Check for flange misalignment, parallelism and flatness next. Even the slightest angle on bolts or studs can reduce the assembly preload and contribute to joint relaxation. More importantly, equipment should be aligned so that bolts and studs pass through the bolt holes using only finger pressure.
Lubrication
Lubrication is another important consideration. Use lubricants where they are applicable and permissible because they allow more torque to go into tensioning rather than combating friction. Moreover, a lubricant promotes accurate, consistent and uniform bolt loading. This, in turn, leads to a higher, more uniform gasket loading. Apply lubrication to the bolt or stud threads, nut thrust bearing surface and the washer face that contacts the nut's bearing surface. When it is not possible to use washers, apply lubricant to the outer flange and the nut's bearing surface.

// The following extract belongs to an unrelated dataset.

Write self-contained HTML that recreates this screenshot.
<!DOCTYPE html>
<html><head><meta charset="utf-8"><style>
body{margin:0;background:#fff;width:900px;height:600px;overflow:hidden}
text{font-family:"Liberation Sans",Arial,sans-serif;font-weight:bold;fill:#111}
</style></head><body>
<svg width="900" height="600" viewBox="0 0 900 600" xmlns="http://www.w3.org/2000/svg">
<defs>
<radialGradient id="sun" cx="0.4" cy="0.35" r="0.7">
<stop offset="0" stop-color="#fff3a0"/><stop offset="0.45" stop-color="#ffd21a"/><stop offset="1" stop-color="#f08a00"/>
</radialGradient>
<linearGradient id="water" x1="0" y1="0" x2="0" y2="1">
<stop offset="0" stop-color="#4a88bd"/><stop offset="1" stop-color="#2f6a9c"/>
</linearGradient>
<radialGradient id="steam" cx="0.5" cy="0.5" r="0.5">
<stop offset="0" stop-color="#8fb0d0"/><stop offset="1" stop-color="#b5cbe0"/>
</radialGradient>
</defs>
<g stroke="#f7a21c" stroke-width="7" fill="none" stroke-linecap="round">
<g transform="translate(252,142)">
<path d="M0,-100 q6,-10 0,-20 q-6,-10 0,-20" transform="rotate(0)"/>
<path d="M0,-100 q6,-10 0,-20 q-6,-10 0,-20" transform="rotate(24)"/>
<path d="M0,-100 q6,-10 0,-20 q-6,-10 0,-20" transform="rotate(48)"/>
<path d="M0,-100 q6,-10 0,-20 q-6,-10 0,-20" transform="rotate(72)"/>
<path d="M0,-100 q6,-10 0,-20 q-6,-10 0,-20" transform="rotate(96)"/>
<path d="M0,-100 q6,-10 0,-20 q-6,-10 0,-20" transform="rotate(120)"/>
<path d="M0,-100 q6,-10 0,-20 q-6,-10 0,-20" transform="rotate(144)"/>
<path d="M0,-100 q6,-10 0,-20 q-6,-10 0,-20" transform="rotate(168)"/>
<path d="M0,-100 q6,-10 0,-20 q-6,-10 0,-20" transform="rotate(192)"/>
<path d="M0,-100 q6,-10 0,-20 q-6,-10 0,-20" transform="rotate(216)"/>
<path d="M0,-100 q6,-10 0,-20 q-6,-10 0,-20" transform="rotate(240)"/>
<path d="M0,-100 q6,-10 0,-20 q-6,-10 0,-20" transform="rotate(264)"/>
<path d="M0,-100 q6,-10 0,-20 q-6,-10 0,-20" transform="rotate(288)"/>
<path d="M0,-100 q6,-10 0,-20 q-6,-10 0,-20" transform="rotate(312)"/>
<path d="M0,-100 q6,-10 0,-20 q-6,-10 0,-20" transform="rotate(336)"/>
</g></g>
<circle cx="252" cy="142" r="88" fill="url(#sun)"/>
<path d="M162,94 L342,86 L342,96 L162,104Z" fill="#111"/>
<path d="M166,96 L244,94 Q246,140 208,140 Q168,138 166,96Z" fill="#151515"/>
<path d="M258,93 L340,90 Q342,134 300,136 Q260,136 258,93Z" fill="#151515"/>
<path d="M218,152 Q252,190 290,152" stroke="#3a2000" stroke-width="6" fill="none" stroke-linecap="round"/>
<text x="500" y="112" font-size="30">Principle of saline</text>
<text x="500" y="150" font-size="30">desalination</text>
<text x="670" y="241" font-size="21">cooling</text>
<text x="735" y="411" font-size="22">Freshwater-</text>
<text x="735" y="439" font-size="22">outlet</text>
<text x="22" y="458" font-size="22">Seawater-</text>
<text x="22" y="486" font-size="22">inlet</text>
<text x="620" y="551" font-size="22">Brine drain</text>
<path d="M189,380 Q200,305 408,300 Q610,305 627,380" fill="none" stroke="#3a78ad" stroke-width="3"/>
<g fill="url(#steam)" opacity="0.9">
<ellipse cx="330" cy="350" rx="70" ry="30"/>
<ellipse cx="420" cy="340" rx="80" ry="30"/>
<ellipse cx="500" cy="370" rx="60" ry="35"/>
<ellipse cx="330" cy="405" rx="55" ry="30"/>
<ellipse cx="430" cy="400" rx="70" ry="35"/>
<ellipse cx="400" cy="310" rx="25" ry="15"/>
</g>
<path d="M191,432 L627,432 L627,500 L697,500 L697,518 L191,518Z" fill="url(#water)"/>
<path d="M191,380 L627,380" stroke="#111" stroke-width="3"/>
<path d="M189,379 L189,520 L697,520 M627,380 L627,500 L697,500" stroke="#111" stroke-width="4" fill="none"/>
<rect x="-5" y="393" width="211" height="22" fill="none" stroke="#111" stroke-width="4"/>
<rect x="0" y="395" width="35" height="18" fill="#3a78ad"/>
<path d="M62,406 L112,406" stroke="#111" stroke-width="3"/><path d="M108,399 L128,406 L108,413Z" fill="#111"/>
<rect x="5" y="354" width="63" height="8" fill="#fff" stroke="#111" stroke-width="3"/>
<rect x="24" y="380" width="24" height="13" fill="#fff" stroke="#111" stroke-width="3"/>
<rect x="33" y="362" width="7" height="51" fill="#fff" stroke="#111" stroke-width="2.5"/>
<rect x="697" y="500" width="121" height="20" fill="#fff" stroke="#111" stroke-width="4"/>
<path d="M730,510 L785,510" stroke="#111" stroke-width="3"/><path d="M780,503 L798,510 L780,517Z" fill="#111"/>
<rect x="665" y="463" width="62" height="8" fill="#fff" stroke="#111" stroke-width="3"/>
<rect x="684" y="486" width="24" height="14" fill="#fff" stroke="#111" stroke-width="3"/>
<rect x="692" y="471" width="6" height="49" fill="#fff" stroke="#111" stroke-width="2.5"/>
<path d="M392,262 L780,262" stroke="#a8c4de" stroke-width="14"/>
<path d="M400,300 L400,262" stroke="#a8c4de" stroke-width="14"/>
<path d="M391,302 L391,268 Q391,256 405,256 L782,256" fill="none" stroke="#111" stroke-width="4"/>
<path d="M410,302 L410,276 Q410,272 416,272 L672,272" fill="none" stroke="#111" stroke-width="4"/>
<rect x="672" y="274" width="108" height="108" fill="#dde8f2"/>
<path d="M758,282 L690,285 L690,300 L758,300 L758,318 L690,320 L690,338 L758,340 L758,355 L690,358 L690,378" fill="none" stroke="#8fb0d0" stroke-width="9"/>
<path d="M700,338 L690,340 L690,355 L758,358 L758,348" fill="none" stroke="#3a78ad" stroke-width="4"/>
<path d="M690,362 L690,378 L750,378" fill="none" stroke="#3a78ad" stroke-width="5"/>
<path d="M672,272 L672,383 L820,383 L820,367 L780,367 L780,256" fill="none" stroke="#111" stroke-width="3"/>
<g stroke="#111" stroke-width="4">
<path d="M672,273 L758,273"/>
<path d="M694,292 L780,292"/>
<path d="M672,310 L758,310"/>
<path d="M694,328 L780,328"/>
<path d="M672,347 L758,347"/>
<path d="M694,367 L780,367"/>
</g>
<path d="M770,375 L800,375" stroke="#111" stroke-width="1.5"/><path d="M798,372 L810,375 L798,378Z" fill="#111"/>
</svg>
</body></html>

On new equipment, it is acceptable to lubricate threads before inserting them through the bolt holes. On older machinery or equipment exposed to the elements, apply lubrication after insertion to ensure that dirt and debris do not contaminate the lubrication.
Other Factors
Remember that the overall objective is to attain a uniform load on the gasket. Avoid mixing old bolts and nuts with new ones. Failing to do this defeats uniform gasket loading from bolt to bolt.
Some nuts have raised identification markings; install them so the markings face outward. Otherwise, the bolts or studs will not be perpendicular to the adjoining flanges and, when turned, the high spots will score and drag, thus increasing friction and damage.

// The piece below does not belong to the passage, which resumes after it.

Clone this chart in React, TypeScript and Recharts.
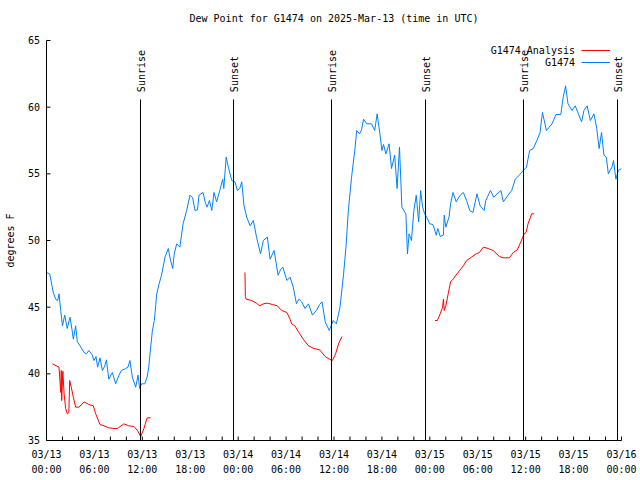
import React from 'react';
import { LineChart, Line, XAxis, YAxis, ReferenceLine, Legend } from 'recharts';

// ---- data (hours since 2025-03-13 00:00 UTC, dew point in °F) ----
const blueHours = [
  0.0, 0.4, 0.85, 1.15, 1.4, 1.57, 1.78, 2.0, 2.28, 2.6, 2.94, 3.2, 3.36, 3.65, 3.86, 4.2, 4.7, 5.0, 5.3, 5.7,
  5.95, 6.2, 6.4, 6.7, 7.0, 7.3, 7.5, 7.8, 8.25, 8.66, 9.08, 9.37, 9.9, 10.2, 10.45, 10.75, 11.17, 11.46, 11.67, 11.9,
  12.3, 12.6, 12.8, 12.96, 13.25, 13.5, 13.67, 13.8, 14.1, 14.4, 14.84, 15.25, 15.5, 15.8, 16.0, 16.3, 16.7, 17.1, 17.55, 17.97,
  18.3, 18.6, 18.9, 19.1, 19.6, 19.9, 20.1, 20.4, 20.7, 20.97, 21.3, 21.7, 22.06, 22.2, 22.5, 22.77, 23.2, 23.6, 23.9, 24.2,
  24.45, 24.73, 25.07, 25.5, 25.9, 26.3, 26.8, 27.15, 27.65, 28.0, 28.5, 29.0, 29.3, 29.6, 30.1, 30.5, 30.9, 31.3, 31.6, 31.95,
  32.37, 32.8, 33.3, 33.8, 34.2, 34.5, 34.9, 35.4, 35.9, 36.3, 36.75, 37.2, 37.5, 37.8, 38.2, 38.6, 38.85, 39.2, 39.45, 39.7,
  40.1, 40.7, 41.1, 41.4, 41.75, 42.0, 42.2, 42.5, 42.9, 43.2, 43.6, 43.9, 44.2, 44.5, 44.8, 45.0, 45.2, 45.4, 45.7, 46.0,
  46.3, 46.6, 46.85, 47.1, 47.35, 47.6, 48.0, 48.4, 48.8, 49.0, 49.3, 49.7, 49.8, 50.0, 50.4, 50.6, 50.9, 51.3, 51.8, 52.2,
  52.6, 53.0, 53.4, 53.9, 54.3, 54.8, 55.0, 55.6, 56.0, 56.9, 57.2, 57.8, 58.25, 58.7, 59.2, 59.7, 60.1, 60.5, 60.96, 61.4,
  61.8, 62.1, 62.6, 63.3, 63.8, 64.4, 64.7, 65.0, 65.3, 65.8, 66.2, 66.6, 67.0, 67.3, 67.7, 68.1, 68.55, 68.9, 69.2, 69.5,
  69.8, 70.1, 70.35, 70.8, 71.0, 71.3, 71.6, 72.0,
];
const blueDew = [
  47.6, 47.5, 46.1, 45.6, 45.5, 46.0, 44.75, 43.6, 44.4, 43.4, 44.25, 43.3, 42.6, 43.6, 42.4, 42.1, 41.6, 41.5, 41.75, 41.45,
  41.0, 41.3, 40.5, 41.2, 40.25, 40.6, 41.05, 39.6, 40.1, 39.25, 39.9, 40.25, 40.4, 40.5, 41.0, 39.75, 39.0, 39.9, 38.9, 39.25,
  39.25, 39.75, 40.5, 41.5, 43.2, 44.0, 45.1, 46.0, 46.75, 47.4, 48.75, 49.4, 48.6, 47.9, 49.0, 49.75, 49.5, 51.25, 52.25, 53.4,
  53.2, 52.25, 52.3, 53.4, 53.6, 52.8, 52.5, 53.0, 52.25, 53.6, 52.9, 53.75, 54.6, 53.9, 56.25, 55.5, 54.5, 54.4, 53.75, 53.9,
  54.4, 52.6, 51.75, 51.1, 51.5, 50.25, 49.0, 50.0, 50.25, 48.6, 49.25, 47.4, 47.8, 48.0, 47.0, 47.25, 46.5, 45.25, 45.6, 45.4,
  44.9, 45.25, 44.4, 44.75, 45.2, 45.4, 43.9, 43.25, 44.0, 43.75, 45.0, 47.5, 49.5, 52.3, 54.75, 56.75, 58.25, 58.0, 58.3, 59.1,
  58.75, 58.75, 58.25, 59.5, 58.0, 56.75, 57.2, 56.5, 57.25, 55.4, 56.4, 53.9, 57.0, 52.5, 52.2, 52.0, 49.0, 50.5, 50.0, 52.25,
  53.4, 51.4, 53.75, 52.5, 52.0, 51.75, 51.25, 51.2, 50.4, 50.9, 50.3, 50.4, 51.9, 51.0, 51.75, 52.75, 53.6, 52.9, 53.4, 53.6,
  53.0, 52.25, 52.1, 53.5, 52.6, 52.25, 53.0, 53.75, 53.25, 53.75, 52.9, 53.4, 53.75, 54.6, 54.9, 55.25, 55.5, 56.75, 56.9, 57.5,
  58.1, 59.6, 58.25, 58.75, 59.45, 59.45, 60.75, 61.6, 60.25, 59.75, 60.1, 59.5, 58.9, 59.75, 60.1, 59.0, 59.5, 58.4, 56.9, 58.1,
  56.4, 56.25, 55.0, 55.5, 56.0, 54.6, 55.25, 55.4,
];

const redHours = [
  0.73, 1.57, 1.78, 1.85, 1.9, 2.05, 2.2, 2.4, 2.6, 2.8, 2.9, 3.1, 3.36, 3.65, 4.07, 4.7, 5.3, 5.86, 6.16, 6.7,
  7.2, 7.8, 8.45, 8.87, 9.7, 10.3, 10.96, 11.4, 11.8, 12.2, 12.6, 13.05,
  18.0,
  24.85, 24.9, 25.0, 25.7, 26.3, 26.7, 27.15, 27.65, 28.3, 28.9, 29.45, 30.1, 30.5, 30.7, 31.1, 31.5, 32.2, 32.8, 33.5, 34.2,
  34.9, 35.4, 35.8, 36.2, 36.6, 37.0,
  42.0,
  48.65, 48.94, 49.3, 49.6, 49.7, 49.8, 50.0, 50.3, 50.6, 50.9, 51.4, 51.8, 52.2, 52.6, 53.2, 53.8, 54.2, 54.7, 55.3, 55.95,
  56.7, 57.2, 57.95, 58.45, 58.95, 59.4, 59.8, 60.05, 60.3, 60.75, 61.05,
];
const redDew: (number | null)[] = [
  40.75, 40.5, 38.6, 40.25, 38.0, 40.2, 38.5, 37.4, 37.0, 37.1, 39.5, 39.0, 38.25, 37.5, 37.5, 37.9, 37.7, 37.6, 37.0, 36.2,
  36.1, 35.95, 35.9, 35.9, 36.25, 36.1, 36.05, 35.75, 35.3, 35.9, 36.7, 36.7,
  null,
  47.6, 45.8, 45.6, 45.5, 45.3, 45.1, 45.25, 45.3, 45.2, 45.1, 44.75, 44.6, 44.1, 43.75, 43.6, 43.2, 42.55, 42.1, 41.9, 41.8,
  41.3, 41.1, 41.0, 41.5, 42.3, 42.8,
  null,
  44.0, 44.0, 44.5, 45.0, 45.6, 44.75, 45.1, 46.0, 46.9, 47.1, 47.5, 47.8, 48.1, 48.5, 48.75, 49.0, 49.1, 49.5, 49.4, 49.25,
  48.8, 48.7, 48.7, 49.1, 49.3, 49.9, 50.5, 50.6, 51.25, 52.0, 52.0,
];

const xTickHours = [0, 2, 4, 6, 8, 10, 12, 14, 16, 18, 20, 22, 24, 26, 28, 30, 32, 34, 36, 38, 40, 42, 44, 46, 48, 50, 52, 54, 56, 58, 60, 62, 64, 66, 68, 70, 72];
const xLabelHours = [0, 6, 12, 18, 24, 30, 36, 42, 48, 54, 60, 66, 72];
const xLabelDates = ['03/13', '03/13', '03/13', '03/13', '03/14', '03/14', '03/14', '03/14', '03/15', '03/15', '03/15', '03/15', '03/16'];
const xLabelTimes = ['00:00', '06:00', '12:00', '18:00', '00:00', '06:00', '12:00', '18:00', '00:00', '06:00', '12:00', '18:00', '00:00'];
const yTicks = [35, 40, 45, 50, 55, 60, 65];
const sunHours = [11.77, 23.42, 35.69, 47.46, 59.73, 71.5];
const sunNames = ['Sunrise', 'Sunset', 'Sunrise', 'Sunset', 'Sunrise', 'Sunset'];
const sunLineTopValue = 60.58;

const TITLE = 'Dew Point for G1474 on 2025-Mar-13 (time in UTC)';
const SERIES_ANALYSIS = 'G1474 Analysis';
const SERIES_OBS = 'G1474';
const RED = '#ff0000';
const BLUE = '#0080ff';
const FONT = '"DejaVu Sans Mono", monospace';

const blueData = blueHours.map((h, i) => ({ h, v: blueDew[i] }));
const redData = redHours.map((h, i) => ({ h, v: redDew[i] }));

const BottomTick = (props: any) => {
  const { x, y, payload } = props;
  const idx = xLabelHours.indexOf(payload.value);
  return (
    <g>
      <line x1={x} x2={x} y1={y} y2={y - 4} stroke="#000" strokeWidth={1} />
      {idx >= 0 && (
        <text x={x} y={y + 17.5} textAnchor="middle" fontSize={10} fontFamily={FONT} fill="#000">
          {xLabelDates[idx]}
        </text>
      )}
      {idx >= 0 && (
        <text x={x} y={y + 32.5} textAnchor="middle" fontSize={10} fontFamily={FONT} fill="#000">
          {xLabelTimes[idx]}
        </text>
      )}
    </g>
  );
};

const TopTick = (props: any) => {
  const { x, y } = props;
  return <line x1={x} x2={x} y1={y} y2={y + 4} stroke="#000" strokeWidth={1} />;
};

const LeftTick = (props: any) => {
  const { x, y, payload } = props;
  return (
    <g>
      <line x1={x} x2={x + 4} y1={y} y2={y} stroke="#000" strokeWidth={1} />
      <text x={x - 6.5} y={y + 3.6} textAnchor="end" fontSize={10} fontFamily={FONT} fill="#000">
        {payload.value}
      </text>
    </g>
  );
};

const RightTick = (props: any) => {
  const { x, y } = props;
  return <line x1={x} x2={x - 4} y1={y} y2={y} stroke="#000" strokeWidth={1} />;
};

const makeSunLabel = (name: string) => (props: any) => {
  const vb = props.viewBox || {};
  const tx = vb.x + 1;
  const ty = vb.y - 7.3;
  return (
    <text
      x={tx}
      y={ty}
      transform={`rotate(-90 ${tx} ${ty})`}
      textAnchor="start"
      dominantBaseline="central"
      fontSize={10}
      fontFamily={FONT}
      fill="#000"
    >
      {name}
    </text>
  );
};

const LegendContent = () => (
  <svg width={150} height={30} style={{ display: 'block', overflow: 'visible' }}>
    <text x={95} y={12.1} textAnchor="end" fontSize={10} fontFamily={FONT} fill="#000">{SERIES_ANALYSIS}</text>
    <line x1={101.5} x2={130} y1={8.5} y2={8.5} stroke={RED} strokeWidth={1} />
    <text x={95} y={24.1} textAnchor="end" fontSize={10} fontFamily={FONT} fill="#000">{SERIES_OBS}</text>
    <line x1={101.5} x2={130} y1={20.5} y2={20.5} stroke={BLUE} strokeWidth={1} />
  </svg>
);

const YLabel = (props: any) => {
  const vb = props.viewBox || { x: 0, y: 0, width: 0, height: 0 };
  const tx = vb.x + 9.5;
  const ty = vb.y + vb.height / 2;
  return (
    <text x={tx} y={ty} transform={`rotate(-90 ${tx} ${ty})`} textAnchor="middle" dominantBaseline="central" fontSize={10} fontFamily={FONT} fill="#000">
      degrees F
    </text>
  );
};

export default function App() {
  return (
    <div style={{ position: 'absolute', left: 0, top: 0, width: 640, height: 480, background: '#fff', fontFamily: FONT, fontSize: 10 }}>
      <div style={{ position: 'absolute', left: 0, top: 13, width: 668, textAlign: 'center', fontSize: 10, fontFamily: FONT, lineHeight: '12px', color: '#000' }}>
        {TITLE}
      </div>
      <LineChart width={640} height={480} margin={{ top: 40.5, right: 18.5, bottom: 0, left: 0.5 }}>
        <XAxis
          xAxisId={0}
          dataKey="h"
          type="number"
          domain={[0, 72]}
          ticks={xTickHours}
          interval={0}
          allowDataOverflow
          height={39.5}
          tickSize={0}
          tickMargin={0}
          tickLine={false}
          axisLine={{ stroke: '#000', strokeWidth: 1 }}
          tick={<BottomTick />}
        />
        <XAxis
          xAxisId="top"
          orientation="top"
          dataKey="h"
          type="number"
          domain={[0, 72]}
          ticks={xTickHours}
          interval={0}
          allowDataOverflow
          height={0}
          tickSize={0}
          tickMargin={0}
          tickLine={false}
          axisLine={{ stroke: '#000', strokeWidth: 1 }}
          tick={<TopTick />}
        />
        <YAxis
          yAxisId={0}
          type="number"
          domain={[35, 65]}
          ticks={yTicks}
          interval={0}
          allowDataOverflow
          width={46}
          tickSize={0}
          tickMargin={0}
          tickLine={false}
          axisLine={{ stroke: '#000', strokeWidth: 1 }}
          tick={<LeftTick />}
          label={{ content: YLabel }}
        />
        <YAxis
          yAxisId="right"
          orientation="right"
          type="number"
          domain={[35, 65]}
          ticks={yTicks}
          interval={0}
          allowDataOverflow
          width={0}
          tickSize={0}
          tickMargin={0}
          tickLine={false}
          axisLine={{ stroke: '#000', strokeWidth: 1 }}
          tick={<RightTick />}
        />
        <Legend
          layout="horizontal"
          verticalAlign="middle"
          align="center"
          content={<LegendContent />}
          wrapperStyle={{ position: 'absolute', left: 480, top: 42, width: 150, height: 30 }}
        />
        <Line
          data={redData}
          dataKey="v"
          name={SERIES_ANALYSIS}
          type="linear"
          stroke={RED}
          strokeWidth={1}
          dot={false}
          activeDot={false}
          connectNulls={false}
          isAnimationActive={false}
        />
        <Line
          data={blueData}
          dataKey="v"
          name={SERIES_OBS}
          type="linear"
          stroke={BLUE}
          strokeWidth={1}
          dot={false}
          activeDot={false}
          isAnimationActive={false}
        />
        {sunHours.map((h, i) => (
          <ReferenceLine
            key={i}
            segment={[{ x: h, y: 35 }, { x: h, y: sunLineTopValue }]}
            stroke="#000"
            strokeWidth={1}
            ifOverflow="visible"
            label={makeSunLabel(sunNames[i])}
          />
        ))}
      </LineChart>
    </div>
  );
}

Proper gasket handling involves keeping gaskets free of surface nicks and irregularities that interfere with sealing performance. Ensure that gasket dimensions are accurate. Most importantly, perform a final pre-assembly inspection to prevent a dimensionally incorrect or inappropriately positioned gasket from causing problems at system start-up.
The Finishing Touch
The torquing procedure for a small diameter gasket differs from that used for large gaskets. For the smaller sizes, begin with a low torque or turning force and follow a staggered, cross-tightening pattern. Use multiple steps, with each pass yielding ever higher torque values. A minimum of three passes is recommended, followed by a final reverse or chase pattern.

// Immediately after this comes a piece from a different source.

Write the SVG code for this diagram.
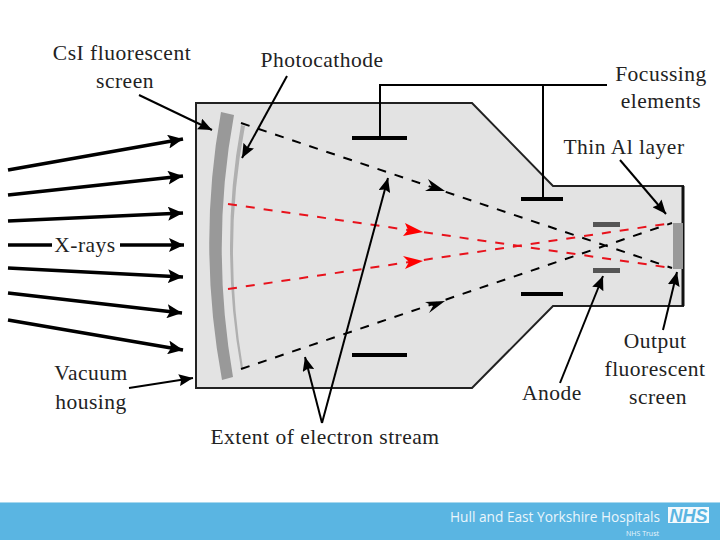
<svg xmlns="http://www.w3.org/2000/svg" width="720" height="540" viewBox="0 0 720 540">
<style>
.t{font-family:"Liberation Serif","DejaVu Serif",serif;font-size:21.5px;fill:#222;text-anchor:middle;letter-spacing:.5px}
.ray{stroke:#000;stroke-width:3.5;fill:none}
.lead{stroke:#000;stroke-width:2;fill:none}
.k{stroke:#000;stroke-width:2;stroke-dasharray:9 9;fill:none}
.r{stroke:#e8121c;stroke-width:2;stroke-dasharray:9 9;fill:none}
.bar{stroke:#000;stroke-width:4;fill:none}
.ah{fill:#000;stroke:none}
.rh{fill:#f00;stroke:none}
</style>
<defs>
<marker id="big" markerUnits="userSpaceOnUse" markerWidth="16" markerHeight="14" refX="15" refY="7" orient="auto" viewBox="0 0 16 14"><path d="M0 0L15 7L0 14L3 7Z" class="ah"/></marker>
<marker id="lead" markerUnits="userSpaceOnUse" markerWidth="15" markerHeight="12" refX="14" refY="6" orient="auto" viewBox="0 0 15 12"><path d="M0 0L14 6L0 12L2 6Z" class="ah"/></marker>
</defs>
<rect width="720" height="540" fill="#fff"/>
<g id="housing"><path d="M196 103H472L553 186H683V306H553L472 388H196Z" fill="#e3e3e3" stroke="#222" stroke-width="2"/><path d="M683 186V306" stroke="#111" stroke-width="3"/></g>
<g id="csi-screen"><path d="M221 112L234 115Q210 245 233 377L222 380Q197 245 221 112Z" fill="#999"/></g>
<g id="photocathode"><path d="M241 125L245 126Q222 245 243 368L241 369Q219 245 241 125Z" fill="#b0b0b0"/></g>
<g id="output-screen"><rect x="673" y="223" width="10" height="46" fill="#999"/></g>
<g id="anode"><rect x="593" y="222" width="27" height="5" fill="#555"/><rect x="593" y="268" width="27" height="5" fill="#555"/></g>
<g id="focussing-elements">
<path class="bar" d="M352 138H407M521 199H563M352 355H407M521 294H563"/>
<path d="M380 138V85H607M543 85V198" stroke="#000" stroke-width="2" fill="none"/>
</g>
<g id="connectors">
<path class="k" d="M241 123L672 268M241 369L672 223"/>
<path class="r" d="M228 204L672 268M228 289L672 223"/>
<path class="ah" d="M445 191L428 179L432 187L425 191Z"/>
<path class="ah" d="M445 301L425 302L433 306L429 313Z"/>
<path class="rh" d="M423 232L405 223L408 230L403 236Z"/>
<path class="rh" d="M423 261L403 256L409 262L405 269Z"/>
<path class="ray" marker-end="url(#big)" d="M8 170L183 139"/>
<path class="ray" marker-end="url(#big)" d="M8 195L183 176"/>
<path class="ray" marker-end="url(#big)" d="M8 221L183 213"/>
<path class="ray" d="M8 245H52"/>
<path class="ray" marker-end="url(#big)" d="M120 245H184"/>
<path class="ray" marker-end="url(#big)" d="M8 268L183 277"/>
<path class="ray" marker-end="url(#big)" d="M8 293L182 313"/>
<path class="ray" marker-end="url(#big)" d="M8 320L183 350"/>
<path class="lead" marker-end="url(#lead)" d="M139 95L212 130"/>
<path class="lead" marker-end="url(#lead)" d="M287 76L242 158"/>
<path class="lead" marker-end="url(#lead)" d="M620 160L666 214"/>
<path class="lead" marker-end="url(#lead)" d="M663 330L677 272"/>
<path class="lead" marker-end="url(#lead)" d="M560 383L603 276"/>
<path class="lead" marker-end="url(#lead)" d="M129 388L193 378"/>
<path class="lead" marker-end="url(#lead)" d="M322 423L388 178"/>
<path class="lead" marker-end="url(#lead)" d="M322 423L305 357"/>
</g>
<g id="labels">
<text class="t" x="122" y="60">CsI fluorescent</text>
<text class="t" x="125" y="88">screen</text>
<text class="t" x="322" y="67">Photocathode</text>
<text class="t" x="661" y="81">Focussing</text>
<text class="t" x="661" y="108">elements</text>
<text class="t" x="624" y="154">Thin Al layer</text>
<text class="t" x="85" y="252">X-rays</text>
<text class="t" x="91" y="380">Vacuum</text>
<text class="t" x="91" y="409">housing</text>
<text class="t" x="552" y="400">Anode</text>
<text class="t" x="655" y="348">Output</text>
<text class="t" x="655" y="376">fluorescent</text>
<text class="t" x="658" y="404">screen</text>
<text class="t" x="325" y="444">Extent of electron stream</text>
</g>
<g id="footer">
<rect y="502" width="720" height="38" fill="#5ab5e2"/>
<rect y="502" width="720" height="1" fill="#a8d8ee"/>
<text x="450" y="522" font-family="'Open Sans',sans-serif" font-size="13.7" fill="#eaf6fc">Hull and East Yorkshire Hospitals</text>
<text x="659" y="536" font-family="'Open Sans',sans-serif" font-size="7" fill="#eaf6fc" text-anchor="end">NHS Trust</text>
<rect x="668" y="507" width="41" height="16" fill="#f4fafd"/>
<text x="688.500" y="522" font-family="'Liberation Sans',sans-serif" font-weight="700" font-style="italic" font-size="18" fill="#5ab5e2" text-anchor="middle">NHS</text>
</g>
</svg>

For larger-diameter flanges and critical-duty applications where failure can be costly or catastrophic, use additional tightening passes. There is no predetermined number of passes, but in each case, follow a multiple cross-tightening, incremental procedure. Cross-tightening may be performed on individual bolts, multiple bolt groups or by using multiple tightening teams to expedite the assembly process. Additional passes provide these benefits:
- More parallel alignment of the converging flange faces
- Less bolt load scatter or crosstalk (elastic interaction)
- Reduced relaxation after bolt tightening
Cross-bolt tightening pattern for smaller flanges.
Cross-bolt tightening pattern for larger flanges.Because bolt-tightening methods and speed influence joint relaxation, more incremental tightening passes translates into higher bolt load efficiency and more uniform gasket loading.
Understanding the sealing system components, selecting the right gasket and following good bolting techniques are the keys to successful sealing. Adhering to correct installation practices can save money and improve productivity-key objectives in today's business environment.